SET EXERCISE:
Take the lines from the one bearing "Write a Python" to the one bearing "y_ticks = [0, 1, 2]", inclusive, and reproduce them exactly; include no other line.
>> start RECORD EXTRACTS
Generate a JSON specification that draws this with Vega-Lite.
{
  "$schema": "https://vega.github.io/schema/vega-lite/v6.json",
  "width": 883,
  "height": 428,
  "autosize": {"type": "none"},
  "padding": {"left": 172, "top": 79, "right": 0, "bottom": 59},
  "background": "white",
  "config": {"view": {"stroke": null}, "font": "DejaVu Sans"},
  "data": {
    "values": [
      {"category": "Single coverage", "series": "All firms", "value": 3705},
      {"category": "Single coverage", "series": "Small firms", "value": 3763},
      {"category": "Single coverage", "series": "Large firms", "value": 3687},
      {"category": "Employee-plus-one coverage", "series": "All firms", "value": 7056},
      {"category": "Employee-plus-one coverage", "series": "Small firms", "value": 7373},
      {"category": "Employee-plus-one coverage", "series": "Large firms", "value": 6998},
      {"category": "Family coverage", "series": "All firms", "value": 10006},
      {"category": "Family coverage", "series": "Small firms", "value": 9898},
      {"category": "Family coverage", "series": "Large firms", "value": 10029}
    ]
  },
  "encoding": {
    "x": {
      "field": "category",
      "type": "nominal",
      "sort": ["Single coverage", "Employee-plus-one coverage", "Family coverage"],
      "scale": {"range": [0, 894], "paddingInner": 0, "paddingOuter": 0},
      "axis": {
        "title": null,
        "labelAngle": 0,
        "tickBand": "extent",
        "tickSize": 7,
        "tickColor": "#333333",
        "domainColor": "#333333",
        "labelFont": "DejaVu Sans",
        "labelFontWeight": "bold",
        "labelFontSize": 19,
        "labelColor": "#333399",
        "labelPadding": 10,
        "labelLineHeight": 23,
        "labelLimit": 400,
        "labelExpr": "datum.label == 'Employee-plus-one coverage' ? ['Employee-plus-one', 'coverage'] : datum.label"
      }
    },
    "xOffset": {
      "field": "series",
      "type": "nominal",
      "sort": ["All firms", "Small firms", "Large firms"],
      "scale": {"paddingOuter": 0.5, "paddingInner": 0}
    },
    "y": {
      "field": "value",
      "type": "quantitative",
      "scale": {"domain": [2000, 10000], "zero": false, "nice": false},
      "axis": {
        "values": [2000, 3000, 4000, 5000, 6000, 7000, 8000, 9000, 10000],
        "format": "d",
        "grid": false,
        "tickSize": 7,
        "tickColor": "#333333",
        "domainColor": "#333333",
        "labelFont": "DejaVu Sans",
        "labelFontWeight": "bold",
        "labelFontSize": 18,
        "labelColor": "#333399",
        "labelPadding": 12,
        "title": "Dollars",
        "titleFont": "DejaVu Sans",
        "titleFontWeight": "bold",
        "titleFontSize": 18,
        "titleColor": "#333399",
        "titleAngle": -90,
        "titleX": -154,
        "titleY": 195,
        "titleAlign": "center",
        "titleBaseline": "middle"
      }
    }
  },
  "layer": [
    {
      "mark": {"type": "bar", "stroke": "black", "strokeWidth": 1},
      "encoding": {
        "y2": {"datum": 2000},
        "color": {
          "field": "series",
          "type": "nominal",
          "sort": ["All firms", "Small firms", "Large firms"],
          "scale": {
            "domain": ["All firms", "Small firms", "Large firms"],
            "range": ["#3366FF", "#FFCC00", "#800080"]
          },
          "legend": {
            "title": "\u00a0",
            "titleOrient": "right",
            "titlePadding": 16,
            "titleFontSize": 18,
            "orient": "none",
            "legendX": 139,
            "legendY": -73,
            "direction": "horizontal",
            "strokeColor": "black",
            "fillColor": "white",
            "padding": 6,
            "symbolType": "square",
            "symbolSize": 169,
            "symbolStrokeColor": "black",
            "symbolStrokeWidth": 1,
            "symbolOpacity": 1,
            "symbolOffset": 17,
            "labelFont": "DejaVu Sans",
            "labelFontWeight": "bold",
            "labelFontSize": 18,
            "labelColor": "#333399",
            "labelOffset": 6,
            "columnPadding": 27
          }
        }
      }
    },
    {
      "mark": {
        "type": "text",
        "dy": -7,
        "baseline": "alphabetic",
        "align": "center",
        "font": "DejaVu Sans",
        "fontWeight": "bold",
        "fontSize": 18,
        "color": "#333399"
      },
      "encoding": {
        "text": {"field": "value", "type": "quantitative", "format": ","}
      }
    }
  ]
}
>> end RECORD EXTRACTS
>> start RECORD EXTRACTS
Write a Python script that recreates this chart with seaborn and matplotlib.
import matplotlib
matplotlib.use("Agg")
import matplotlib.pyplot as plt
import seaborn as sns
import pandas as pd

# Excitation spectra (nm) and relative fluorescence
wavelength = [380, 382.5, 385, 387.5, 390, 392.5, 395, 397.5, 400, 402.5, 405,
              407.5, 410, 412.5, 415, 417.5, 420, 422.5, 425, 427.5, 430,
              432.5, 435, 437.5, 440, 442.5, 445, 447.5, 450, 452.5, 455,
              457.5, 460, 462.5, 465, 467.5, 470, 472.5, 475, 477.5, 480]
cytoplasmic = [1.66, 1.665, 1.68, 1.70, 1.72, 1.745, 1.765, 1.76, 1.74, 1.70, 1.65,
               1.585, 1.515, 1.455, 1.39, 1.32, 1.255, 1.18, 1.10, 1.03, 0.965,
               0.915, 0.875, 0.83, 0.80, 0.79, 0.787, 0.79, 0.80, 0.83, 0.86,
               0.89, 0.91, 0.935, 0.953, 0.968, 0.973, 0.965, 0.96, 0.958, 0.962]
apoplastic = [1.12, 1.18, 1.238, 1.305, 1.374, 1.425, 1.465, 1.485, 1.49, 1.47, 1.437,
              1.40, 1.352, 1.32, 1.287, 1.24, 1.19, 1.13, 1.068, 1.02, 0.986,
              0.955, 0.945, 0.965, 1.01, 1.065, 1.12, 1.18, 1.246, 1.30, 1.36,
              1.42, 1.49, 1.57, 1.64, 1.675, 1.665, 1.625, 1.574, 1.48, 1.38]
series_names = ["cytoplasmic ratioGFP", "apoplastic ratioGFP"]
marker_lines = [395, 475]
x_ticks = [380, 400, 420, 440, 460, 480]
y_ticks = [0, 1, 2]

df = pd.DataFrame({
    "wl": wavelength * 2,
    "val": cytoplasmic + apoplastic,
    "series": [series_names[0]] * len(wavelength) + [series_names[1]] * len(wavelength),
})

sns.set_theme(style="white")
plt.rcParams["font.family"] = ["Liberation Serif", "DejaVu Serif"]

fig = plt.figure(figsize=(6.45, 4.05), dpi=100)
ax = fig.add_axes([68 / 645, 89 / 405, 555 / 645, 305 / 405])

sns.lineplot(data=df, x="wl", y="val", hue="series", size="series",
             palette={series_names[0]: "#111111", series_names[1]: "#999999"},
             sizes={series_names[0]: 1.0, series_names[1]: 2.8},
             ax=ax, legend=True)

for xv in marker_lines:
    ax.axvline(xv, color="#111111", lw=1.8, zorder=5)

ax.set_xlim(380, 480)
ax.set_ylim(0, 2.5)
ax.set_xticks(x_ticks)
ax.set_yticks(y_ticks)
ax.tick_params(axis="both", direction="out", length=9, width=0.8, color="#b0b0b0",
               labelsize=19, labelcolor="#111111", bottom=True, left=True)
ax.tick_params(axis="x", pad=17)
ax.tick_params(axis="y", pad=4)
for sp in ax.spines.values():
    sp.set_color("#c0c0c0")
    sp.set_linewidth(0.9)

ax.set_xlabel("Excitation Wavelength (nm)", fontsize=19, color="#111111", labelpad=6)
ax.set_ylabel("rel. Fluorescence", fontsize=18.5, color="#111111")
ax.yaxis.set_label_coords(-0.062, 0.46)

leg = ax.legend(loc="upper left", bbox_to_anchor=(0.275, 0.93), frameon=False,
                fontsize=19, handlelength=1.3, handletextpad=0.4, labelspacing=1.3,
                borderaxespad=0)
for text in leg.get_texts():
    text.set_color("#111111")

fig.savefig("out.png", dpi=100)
>> end RECORD EXTRACTS
>> start RECORD EXTRACTS
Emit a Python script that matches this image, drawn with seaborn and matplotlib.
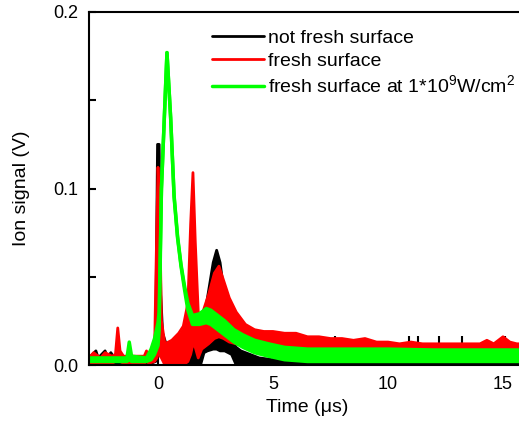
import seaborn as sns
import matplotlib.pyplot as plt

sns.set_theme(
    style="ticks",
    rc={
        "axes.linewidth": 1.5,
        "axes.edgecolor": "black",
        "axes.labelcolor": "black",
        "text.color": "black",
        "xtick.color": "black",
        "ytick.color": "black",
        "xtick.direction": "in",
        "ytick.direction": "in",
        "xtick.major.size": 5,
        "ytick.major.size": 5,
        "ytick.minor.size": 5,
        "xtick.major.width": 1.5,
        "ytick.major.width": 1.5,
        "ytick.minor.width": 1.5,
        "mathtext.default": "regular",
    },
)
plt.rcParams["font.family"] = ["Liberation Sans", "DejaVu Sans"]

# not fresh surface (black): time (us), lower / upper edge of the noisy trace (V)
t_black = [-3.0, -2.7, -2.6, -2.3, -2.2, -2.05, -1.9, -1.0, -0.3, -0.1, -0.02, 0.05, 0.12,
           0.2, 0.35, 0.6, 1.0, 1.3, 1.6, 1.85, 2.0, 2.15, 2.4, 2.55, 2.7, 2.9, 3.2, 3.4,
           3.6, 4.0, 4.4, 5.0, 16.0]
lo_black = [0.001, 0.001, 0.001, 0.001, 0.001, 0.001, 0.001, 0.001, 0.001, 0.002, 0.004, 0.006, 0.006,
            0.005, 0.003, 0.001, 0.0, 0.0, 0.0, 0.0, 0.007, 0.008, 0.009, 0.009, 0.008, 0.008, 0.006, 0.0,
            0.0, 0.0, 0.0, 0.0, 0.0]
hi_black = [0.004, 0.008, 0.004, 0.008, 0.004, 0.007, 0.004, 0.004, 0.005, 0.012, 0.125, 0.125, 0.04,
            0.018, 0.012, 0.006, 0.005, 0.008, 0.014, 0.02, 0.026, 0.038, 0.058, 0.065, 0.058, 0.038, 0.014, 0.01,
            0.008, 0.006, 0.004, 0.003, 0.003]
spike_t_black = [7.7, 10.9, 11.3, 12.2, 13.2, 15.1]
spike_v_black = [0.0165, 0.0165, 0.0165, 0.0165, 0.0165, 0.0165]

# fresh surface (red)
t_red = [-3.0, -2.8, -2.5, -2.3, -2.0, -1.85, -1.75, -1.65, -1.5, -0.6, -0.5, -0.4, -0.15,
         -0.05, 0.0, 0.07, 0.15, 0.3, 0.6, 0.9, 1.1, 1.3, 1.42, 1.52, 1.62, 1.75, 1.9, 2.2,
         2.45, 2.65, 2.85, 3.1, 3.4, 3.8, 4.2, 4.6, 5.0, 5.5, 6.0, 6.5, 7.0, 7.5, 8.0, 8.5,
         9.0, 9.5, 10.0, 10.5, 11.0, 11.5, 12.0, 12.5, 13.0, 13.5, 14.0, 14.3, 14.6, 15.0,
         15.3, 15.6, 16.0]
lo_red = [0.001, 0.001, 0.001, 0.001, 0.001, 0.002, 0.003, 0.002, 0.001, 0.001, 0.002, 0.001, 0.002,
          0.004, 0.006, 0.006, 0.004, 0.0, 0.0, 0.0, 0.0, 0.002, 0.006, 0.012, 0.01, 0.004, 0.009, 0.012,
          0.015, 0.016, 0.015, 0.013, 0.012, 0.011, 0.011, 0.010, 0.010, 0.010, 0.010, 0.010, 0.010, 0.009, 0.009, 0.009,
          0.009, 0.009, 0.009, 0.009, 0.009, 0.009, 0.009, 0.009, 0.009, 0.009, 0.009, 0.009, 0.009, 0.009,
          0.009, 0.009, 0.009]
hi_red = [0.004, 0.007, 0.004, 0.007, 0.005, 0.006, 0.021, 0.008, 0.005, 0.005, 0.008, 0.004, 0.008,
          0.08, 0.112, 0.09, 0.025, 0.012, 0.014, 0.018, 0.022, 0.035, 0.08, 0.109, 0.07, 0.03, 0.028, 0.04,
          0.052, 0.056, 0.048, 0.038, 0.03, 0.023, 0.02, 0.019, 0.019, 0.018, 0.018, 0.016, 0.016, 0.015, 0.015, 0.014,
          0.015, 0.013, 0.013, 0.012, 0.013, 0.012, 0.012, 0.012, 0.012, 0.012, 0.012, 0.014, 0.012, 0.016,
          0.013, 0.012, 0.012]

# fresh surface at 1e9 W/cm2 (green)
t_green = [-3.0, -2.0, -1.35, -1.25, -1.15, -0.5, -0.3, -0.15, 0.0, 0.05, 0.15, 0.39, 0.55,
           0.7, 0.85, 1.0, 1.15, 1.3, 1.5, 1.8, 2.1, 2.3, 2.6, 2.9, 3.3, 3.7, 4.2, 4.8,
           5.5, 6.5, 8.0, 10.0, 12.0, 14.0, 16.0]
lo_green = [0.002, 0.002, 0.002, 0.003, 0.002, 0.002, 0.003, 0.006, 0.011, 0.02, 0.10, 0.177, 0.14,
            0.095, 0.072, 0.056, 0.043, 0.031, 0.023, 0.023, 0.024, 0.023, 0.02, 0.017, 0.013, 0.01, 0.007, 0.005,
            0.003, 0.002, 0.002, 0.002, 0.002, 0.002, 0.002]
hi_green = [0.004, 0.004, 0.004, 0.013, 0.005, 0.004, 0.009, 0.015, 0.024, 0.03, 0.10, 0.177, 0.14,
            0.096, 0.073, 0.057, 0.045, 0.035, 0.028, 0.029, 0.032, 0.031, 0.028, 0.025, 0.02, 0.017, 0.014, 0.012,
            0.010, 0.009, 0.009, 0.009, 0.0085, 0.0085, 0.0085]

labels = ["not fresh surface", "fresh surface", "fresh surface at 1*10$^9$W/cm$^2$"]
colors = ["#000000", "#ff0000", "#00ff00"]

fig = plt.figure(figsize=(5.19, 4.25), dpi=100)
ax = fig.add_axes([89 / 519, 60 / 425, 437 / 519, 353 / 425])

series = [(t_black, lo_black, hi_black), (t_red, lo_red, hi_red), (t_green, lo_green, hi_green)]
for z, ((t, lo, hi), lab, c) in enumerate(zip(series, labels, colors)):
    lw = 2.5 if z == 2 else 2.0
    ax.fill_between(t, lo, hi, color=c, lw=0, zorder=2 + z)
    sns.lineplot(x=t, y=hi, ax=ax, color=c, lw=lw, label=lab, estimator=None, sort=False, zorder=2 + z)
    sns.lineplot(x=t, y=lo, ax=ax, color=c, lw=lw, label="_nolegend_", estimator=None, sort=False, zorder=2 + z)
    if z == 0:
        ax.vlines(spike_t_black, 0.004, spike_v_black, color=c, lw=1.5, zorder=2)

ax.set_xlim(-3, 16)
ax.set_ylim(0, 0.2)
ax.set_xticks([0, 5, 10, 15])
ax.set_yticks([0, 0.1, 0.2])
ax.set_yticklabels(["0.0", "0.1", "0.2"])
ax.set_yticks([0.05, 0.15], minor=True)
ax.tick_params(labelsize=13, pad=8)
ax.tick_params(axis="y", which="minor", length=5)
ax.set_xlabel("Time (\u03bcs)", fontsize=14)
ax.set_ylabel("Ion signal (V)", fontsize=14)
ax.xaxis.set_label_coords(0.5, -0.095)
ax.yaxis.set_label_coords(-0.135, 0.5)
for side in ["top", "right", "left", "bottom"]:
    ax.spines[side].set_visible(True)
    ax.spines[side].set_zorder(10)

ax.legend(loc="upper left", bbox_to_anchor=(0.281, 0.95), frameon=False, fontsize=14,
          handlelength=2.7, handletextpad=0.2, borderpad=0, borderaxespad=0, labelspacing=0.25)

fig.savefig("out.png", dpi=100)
>> end RECORD EXTRACTS
FINAL RESULT:
Write a Python script that recreates this chart with seaborn and matplotlib.
import matplotlib
matplotlib.use("Agg")
import matplotlib.pyplot as plt
import seaborn as sns
import pandas as pd

# Excitation spectra (nm) and relative fluorescence
wavelength = [380, 382.5, 385, 387.5, 390, 392.5, 395, 397.5, 400, 402.5, 405,
              407.5, 410, 412.5, 415, 417.5, 420, 422.5, 425, 427.5, 430,
              432.5, 435, 437.5, 440, 442.5, 445, 447.5, 450, 452.5, 455,
              457.5, 460, 462.5, 465, 467.5, 470, 472.5, 475, 477.5, 480]
cytoplasmic = [1.66, 1.665, 1.68, 1.70, 1.72, 1.745, 1.765, 1.76, 1.74, 1.70, 1.65,
               1.585, 1.515, 1.455, 1.39, 1.32, 1.255, 1.18, 1.10, 1.03, 0.965,
               0.915, 0.875, 0.83, 0.80, 0.79, 0.787, 0.79, 0.80, 0.83, 0.86,
               0.89, 0.91, 0.935, 0.953, 0.968, 0.973, 0.965, 0.96, 0.958, 0.962]
apoplastic = [1.12, 1.18, 1.238, 1.305, 1.374, 1.425, 1.465, 1.485, 1.49, 1.47, 1.437,
              1.40, 1.352, 1.32, 1.287, 1.24, 1.19, 1.13, 1.068, 1.02, 0.986,
              0.955, 0.945, 0.965, 1.01, 1.065, 1.12, 1.18, 1.246, 1.30, 1.36,
              1.42, 1.49, 1.57, 1.64, 1.675, 1.665, 1.625, 1.574, 1.48, 1.38]
series_names = ["cytoplasmic ratioGFP", "apoplastic ratioGFP"]
marker_lines = [395, 475]
x_ticks = [380, 400, 420, 440, 460, 480]
y_ticks = [0, 1, 2]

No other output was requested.